Любовь и доблесть Иоахима Тишбейна
Я, Иоахим Тишбейн, немецкий литератор, должен сказать вам, господин журналист, что не верю ни одному вашему слову. Я не верил вам уже тогда, когда вы явились ко мне в первый раз с удостоверением своего журнала. Нелепая выдумка – кому, в самом деле, интересно, когда и как майор-связист Иоахим Тишбейн стал писателем? Читателям журнала это неинтересно ни в каком случае.
Тридцать лет я не устаю изумляться терпеливому вниманию публики к творческим выделениям своей персоны и уж совсем не могу взять в толк, зачем этой публике подробности моего литературного анамнеза?
Но это было интересно лично вам, и на это я попался. Допускаю даже, что своей идеей вы заморочили голову главному редактору только для того, чтобы увидеться со мной. Надеюсь, что я не сильно разочаровал вас. Надеюсь также, что главный редактор не догадается, что за счет журнала вы удовлетворяли свое любопытство. Что касается меня, то поначалу я хотел солгать. В том не было бы греха, поскольку ложь для писателя естественна, но мне на беду вы всерьез растревожили мою память. Знай я, что вы бывали в Петербурге, я бы просто отказался от встречи!
А вот за то, что вы прочли наизусть кусок моей прозы из «Дневников монарха», вам не поздоровится! Неужели вы не понимаете, что это все равно, что обольстить невинную барышню с матримониальным психозом обещанием немедленно жениться? Ну, да уж теперь что говорить.… Тем более что с разговором о моем писательстве снова вернулась надежда понять, что же произошло тогда в Петербурге.
Мой батальон стоял на Фонтанке.
Жестокая несуразица двадцать первого века в том и состоит, что всякому катаклизму проныры из высших сфер успевают придать вид запланированных мероприятий. Жертвы и убытки не так страшны, когда за ними видится привычная фигура нерасторопного, вороватого и не слишком умного чиновника. Наши беды традиционны, как разливы Нила, а стало быть, нечего о них и толковать.
Однако сарказм мой, скорее всего, неуместен. Имею ли я право предположить, что стоящие над нами могут, но не хотят? Скорее всего, эти господа страдают более распространенной формой импотенции, и безысходное хотение общего блага причиняет им некоторые искупительные страдания. Мне даже кажется, что они понимают неразрывную связь каждого последующего катаклизма с предыдущим, и тогда их хлопоты приобретают благородный оттенок лжи во спасение. Кто знает, не возблагодарим ли мы когда-нибудь их за это сравнительно безболезненное погружение в пучину бедствий? Уж мне-то, во всяком случае, не на что жаловаться.
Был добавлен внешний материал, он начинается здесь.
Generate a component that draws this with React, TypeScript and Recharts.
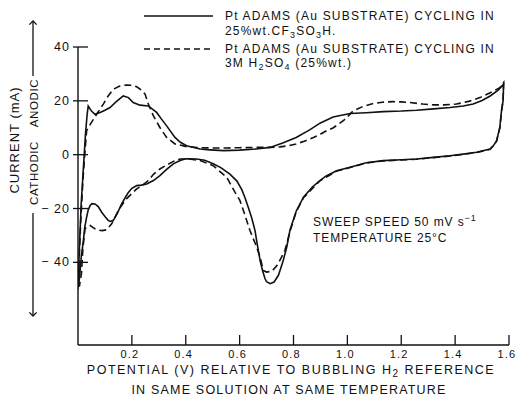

Так вот, мой батальон стоял на Фонтанке.
Думал ли я, что когда-нибудь забуду имена тех начальствующих лиц, чьим распоряжением немецкие связисты заняли два симметричных особняка около городского цирка? И вот забыл, забыл безвозвратно. Но уверенно свидетельствую: цирк не прерывал свои веселые мессы ни на один день, и это, безусловно, говорит о том, что причиною нашего размещения в Петербурге была не война. Нет, не война. Но в ту пору мой кузен Отто Вольцов бесповоротно обошел меня по службе, и любой шаг командования вызывал у меня глубокое, ледяное, всепоглощающее презрение. Вот это презрение и стало виной тому, что в памяти моей не сохранилось и следа дипломатических маневров, следствием которых стало наше водворение между памятником великому русскому царю и городским цирком. Решетчатые антенны тропосферной связи окружали великого Петра, и мне порою казалось, что у грозного императора вот-вот лопнет терпение, и твердой рукой он положит конец всей нашей суете.
Командование хоть и не догадывалось о моих тревогах в связи с опасным нравом императора Петра (если, конечно, я не ошибался и не путал его с каким-нибудь другим царем), все-таки на свой лад позаботилось о нашей безопасности. Мне и моим офицерам предписано было не разгуливать без особой нужды по улицам Петербурга в форме. Бессмыслица! Идея насилия, аккумулированная в офицере, лишь немногим опаснее той же самой идеи, скрытой в учебнике по тактике. Если бы учебник тактики умел произносить команды, в отставку пришлось бы подать даже моему кузену Отто Вольцову. Рядовой – вот за кем стоит настоящее насилие. Это он превращает колебания воздуха в залпы, бомбежки и штыковые удары. Только в его присутствии существование офицера приобретает смысл, предусмотренный уставом.